Northeastern Section - 50th Annual Meeting (23–25 March 2015)

Paper No. 6
Presentation Time: 8:00 AM-12:00 PM

TECTONIC IMPLICATIONS OF DEFORMED METAGABBROIC TO GABBROIC ANORTHOSITES, SHELVING ROCK QUADRANGLE, EASTERN ADIRONDACK MOUNTAINS, NY


MARSHALL, Tim R., Natural Sciences, Castleton State College, Castleton, VT 05735, GROVER, T.W., Dept. of Natural Sciences, Castleton University, Castleton, VT 05735, WILLIAMS, M.L., Department of Geosciences, University of Massachusetts, Amherst, 611 N Pleasant ST, Amherst, MA 01003 and REGAN, Sean, Department of Geosciences, University of Massachusetts, Amherst, 611 North Pleasant Street, Amherst, MA 01003, tmarshall723@gmail.com

Deformed gabbroic and metagabbroic anorthosites are found in the Buck Mountain area of the Shelving Rock quadrangle in the eastern Adirondack Mountains, NY. These mafic rocks are part of the AMCG intrusive suite present throughout much of the Adirondack Highlands. This suite of igneous rocks is postulated to have formed as a result of lithospheric delamination following the Shawinigan Orogeny and was emplaced approximately 1.155 Ga.

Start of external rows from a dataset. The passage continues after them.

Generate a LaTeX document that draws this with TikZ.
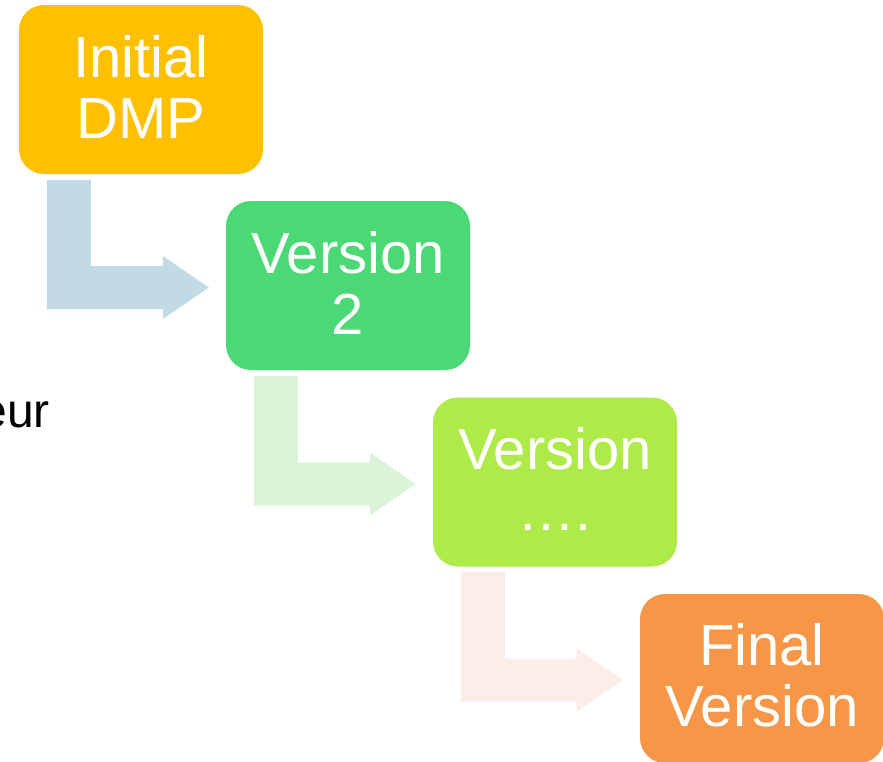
\documentclass[tikz,border=0pt]{standalone}
\usepackage{fontspec}
\setmainfont{Liberation Sans}
\usetikzlibrary{calc}

\definecolor{stageGold}{HTML}{FFC000}
\definecolor{stageGreen}{HTML}{4AD974}
\definecolor{stageLime}{HTML}{AEEA48}
\definecolor{stageOrange}{HTML}{F79646}
\definecolor{flowBlue}{HTML}{C1DAE3}
\definecolor{flowGreen}{HTML}{DBF4D9}
\definecolor{flowPink}{HTML}{FBEDE7}

\tikzset{
  stage/.style={rectangle, rounded corners=25pt, minimum width=244pt,
    minimum height=169pt, inner sep=0pt},
  stagetext/.style={text=white, align=center, inner sep=0pt,
    font=\fontsize{58}{61}\selectfont},
  sidetext/.style={text=black, inner sep=0pt,
    font=\fontsize{48}{58}\selectfont},
}

% Bent (down, then right) block arrow from below one stage to the next.
% #1 = start coordinate (top-left of the vertical bar), #2 = tip, #3 = colour
\newcommand{\stagearrow}[3]{%
  \fill[#3] (#1) -- ($(#1)+(44,0)$) -- ($(#2 -| #1)+(44,-21.5)$)
    -- ($(#2)+(-46,-21.5)$) -- ($(#2)+(-46,-31.5)$) -- (#2)
    -- ($(#2)+(-46,31.5)$) -- ($(#2)+(-46,21.5)$)
    -- ($(#2 -| #1)+(0,21.5)$) -- cycle;}

\begin{document}
\begin{tikzpicture}[x=1pt,y=-1pt]
  \useasboundingbox (0,0) rectangle (883,761);
  \clip (0,0) rectangle (883,761);
  \fill[white] (0,0) rectangle (883,761);

  % stage boxes
  \node[stage, fill=stageGold]   (init)  at (141,89.5)  {};
  \node[stage, fill=stageGreen]  (v2)    at (348,285.5) {};
  \node[stage, fill=stageLime]   (vn)    at (555,482)   {};
  \node[stage, fill=stageOrange] (final) at (762,678.5) {};

  % stage labels
  \node[stagetext] (initT)  at ($(init)+(0,-3)$)  {Initial\\DMP};
  \node[stagetext] (v2T)    at ($(v2)+(0,-3)$)    {Version\\2};
  \node[stagetext] (vnT)    at ($(vn)+(0,-3)$)    {Version\\….};
  \node[stagetext] (finalT) at ($(final)+(0,-3)$) {Final\\Version};

  % connectors between the stages
  \coordinate (s1) at ($(init.south west)+(28,6)$);
  \coordinate (t1) at ($(v2.west)+(-17,2)$);
  \coordinate (s2) at ($(v2.south west)+(28,6)$);
  \coordinate (t2) at ($(vn.west)+(-17,2)$);
  \coordinate (s3) at ($(vn.south west)+(28,5)$);
  \coordinate (t3) at ($(final.west)+(-17,1.5)$);
  \stagearrow{s1}{t1}{flowBlue}
  \stagearrow{s2}{t2}{flowGreen}
  \stagearrow{s3}{t3}{flowPink}

  % text running in from the left edge
  \node[sidetext, anchor=base east] (side) at (50,427) {eur};
\end{tikzpicture}
\end{document}
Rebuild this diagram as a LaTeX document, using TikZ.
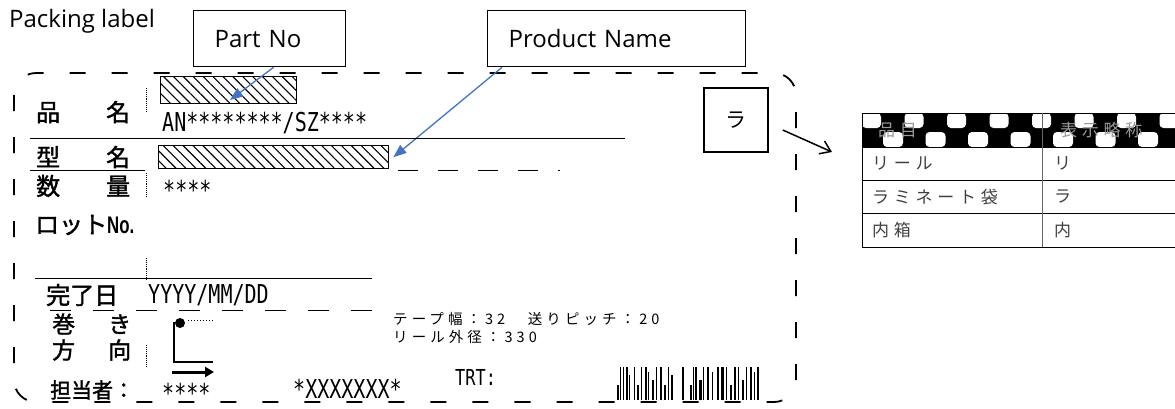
\documentclass[tikz,border=0pt]{standalone}
\usepackage{fontspec}
\setmainfont{Open Sans}
\newfontfamily\jp{Noto Sans CJK JP}
\newfontfamily\jpb[FakeBold=1.6]{Noto Sans CJK JP}
\newfontfamily\jpsp[LetterSpace=28]{Noto Sans CJK JP}
\newfontfamily\mono[FakeStretch=0.77]{DejaVu Sans Mono}
\newfontfamily\nar[FakeStretch=0.7]{Liberation Sans}
\usetikzlibrary{patterns.meta,arrows.meta}
\definecolor{callblue}{RGB}{68,114,196}

\begin{document}
\begin{tikzpicture}[x=1pt,y=-1pt,
	call node/.style = {draw, line width=1.3pt, anchor=north west, align=left, inner xsep=21pt, minimum height=56pt, font=\fontsize{24}{28}\selectfont},
	call arrow/.style = {callblue, line width=1.3pt, -{Triangle[length=13pt,width=10pt]}},
	hatch node/.style = {draw, line width=1.4pt, anchor=north west, inner sep=0pt, pattern={Lines[angle=-45,distance=7pt,line width=1.1pt]}},
	head node/.style = {anchor=west, inner sep=0pt, font=\jpb\fontsize{24}{24}\selectfont},
	code node/.style = {anchor=west, inner sep=0pt, font=\mono\fontsize{26}{26}\selectfont},
	cell node/.style = {anchor=west, inner sep=0pt, text=black!75, font=\jpsp\fontsize{17}{17}\selectfont},
	sep line/.style = {line width=0.9pt, densely dotted}]
	\useasboundingbox (0,0) rectangle (1175,408);

	% callouts
	\node[anchor=west, inner sep=0pt, font=\fontsize{24}{28}\selectfont] (title) at (9,21) {Packing label};
	\node[call node, text width=110pt] (pn) at (193,10) {Part No};
	\node[call node, text width=216pt] (pm) at (487,10) {Product Name};

	% label outline
	\draw[line width=1.8pt, dash pattern=on 16pt off 26pt, rounded corners=22pt] (14,73) rectangle (796,402);
	\node[hatch node, minimum width=136pt, minimum height=27pt] (hb1) at (160,76) {};
	\node[hatch node, minimum width=230pt, minimum height=23pt] (hb2) at (158,145) {};
	\coordinate (pnTip) at (230,100);
	\draw[call arrow] ([xshift=4pt]pn.south) -- (pnTip);
	\draw[call arrow] ([xshift=15pt]pm.south west) -- ([xshift=4pt]hb2.east);

	\draw[line width=1pt] (30,138) -- (625,138);
	\draw[line width=1pt] (30,170) -- (145,170);
	\draw[line width=1pt, dash pattern=on 20pt off 20pt] (398,170) -- (560,170);
	\draw[line width=1pt] (35,278) -- (372,278);
	\draw[line width=1pt, dash pattern=on 21pt off 22pt] (50,310) -- (372,310);
	\foreach \a/\b in {88/112, 173/197, 258/280, 345/367}
		\draw[sep line] (146,\a) -- (146,\b);

	% field names
	\node[head node] (hinmei) at (36,112) {品\hspace{46pt}名};
	\node[head node] (katamei) at (36,157) {型\hspace{46pt}名};
	\node[head node] (suryo) at (36,186) {数\hspace{46pt}量};
	\node[head node] (lot) at (35,225) {ロット{\nar\bfseries No.}};
	\node[head node] (kanryo) at (46,295) {完了日};
	\node[head node, font=\jpb\fontsize{23}{23}\selectfont] (maki) at (52,324) {巻\hspace{33pt}き};
	\node[head node, font=\jpb\fontsize{23}{23}\selectfont] (hoko) at (52,350) {方\hspace{33pt}向};
	\node[head node, font=\jpb\fontsize{21}{21}\selectfont] (tanto) at (50,390) {担当者：};

	% field values
	\node[code node] (pno) at (162,123) {AN********/SZ****};
	\node[code node] (qty) at (163,190) {****};
	\node[code node] (date) at (148,295) {YYYY/MM/DD};
	\node[code node] (staff) at (162,393) {****};
	\node[code node] (serial) at (293,389) {*XXXXXXX*};
	\node[code node, font=\mono\fontsize{22}{22}\selectfont] (trt) at (455,377) {TRT:};
	\node[cell node, text=black, anchor=north west, align=left, font=\jpsp\fontsize{14.5}{18}\selectfont] (tape) at (393,312) {テープ幅：32　送りピッチ：20\\リール外径：330};

	% winding direction
	\fill (180,323) circle (5pt);
	\draw[line width=2pt] (174,322) -- (174,362) -- (213,362);
	\draw[dotted, line width=1pt] (188,320) -- (213,320);
	\draw[line width=3pt, -{Triangle[length=9pt,width=10pt]}] (172,372) -- (214,372);

	% barcode
	\foreach \x/\w/\t in {617/2/385, 619.5/1.2/367, 623/1/367, 626/1.5/367, 629/1/375, 634/1.2/367, 637/2/385, 641/1/367, 645/1.5/367, 648/1/372, 652/2/380, 656/1/367, 660/1.5/367, 664/2/385, 668/1/367, 671/1.5/375, 682/1.5/367, 690/2/385, 692.5/1/367, 695/1.5/367, 699/2.5/380, 703/1/367, 707/1.5/367, 712/1/372, 717/1.5/367, 721/2.5/367, 726/1/367, 730/2/385, 734/1.5/367, 738/1/367, 742/2/380, 746/1/367, 750/1.5/367, 754/1/372, 757/1.5/367}
		\fill (\x,\t) rectangle (\x+\w,400);

	% mark and legend table
	\node[draw, line width=1.5pt, minimum size=64pt, font=\jp\fontsize{21}{21}\selectfont] (ra) at (736,120) {ラ};
	\coordinate (tblTip) at (832,152);
	\draw[line width=1.5pt, -{Straight Barb[length=10pt,width=14pt]}] ([shift={(14,10)}]ra.east) -- (tblTip);

	\fill (862,113) rectangle (1175,147);
	\foreach \i in {0,...,7}
		\fill[white, rounded corners=4pt] ({862+42.5*\i},113) rectangle +(19,15);
	\foreach \i in {0,...,6}
		\fill[white, rounded corners=4pt] ({883+42.5*\i},132) rectangle +(20,15);
	\node[cell node, text=black!40] (h1) at (878,130) {品目};
	\node[cell node, text=black!40] (h2) at (1060,130) {表示略称};
	\draw[line width=1pt] (1175,113) -- (862,113) -- (862,247) -- (1175,247);
	\foreach \y in {147,180,213}
		\draw[line width=1pt] (862,\y) -- (1175,\y);
	\draw[line width=1pt, black!60] (1042,113) -- (1042,247);

	\node[cell node] (r1) at (872,163.5) {リール};
	\node[cell node] (s1) at (1054,163.5) {リ};
	\node[cell node] (r2) at (872,197) {ラミネート袋};
	\node[cell node] (s2) at (1054,197) {ラ};
	\node[cell node] (r3) at (872,230) {内箱};
	\node[cell node] (s3) at (1054,230) {内};
\end{tikzpicture}
\end{document}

Textural relationships in the mafic rocks suggest that these rocks were sheared and dynamically recrystallized. The protolith for these rocks was a coarsely crystalline, orthopyroxene-bearing gabbro. Crystals of plagioclase and orthopyroxene are now polycrystalline mosaics of smaller crystals, aligned in a planar foliation. The orthopyroxene mosaics are enveloped by hornblende, and then by garnet, which is in contact with matrix plagioclase feldspar. This corona texture is consistent with a reaction such as: Opx + Plag + H2O= Grt + Hbl. This reaction, along with calculated P-T conditions using analyzed mineral compositions, is consistent with metamorphism under upper amphibolite to lower granulite facies conditions.

We suggest that the deformation and metamorphism recorded by these rocks is related to either latest Shawinigan tectonism or the Ottawan Orogeny. In-situ microprobe monazite ages from nearby paragneisses have both a Shawinigan and Ottawan signature. Our preferred model is that the strain is associated with Ottawan deformation. In either case the deformation was accompanied by an influx of a small amount of H2O-bearing fluid that facilitated the formation of the corona textures.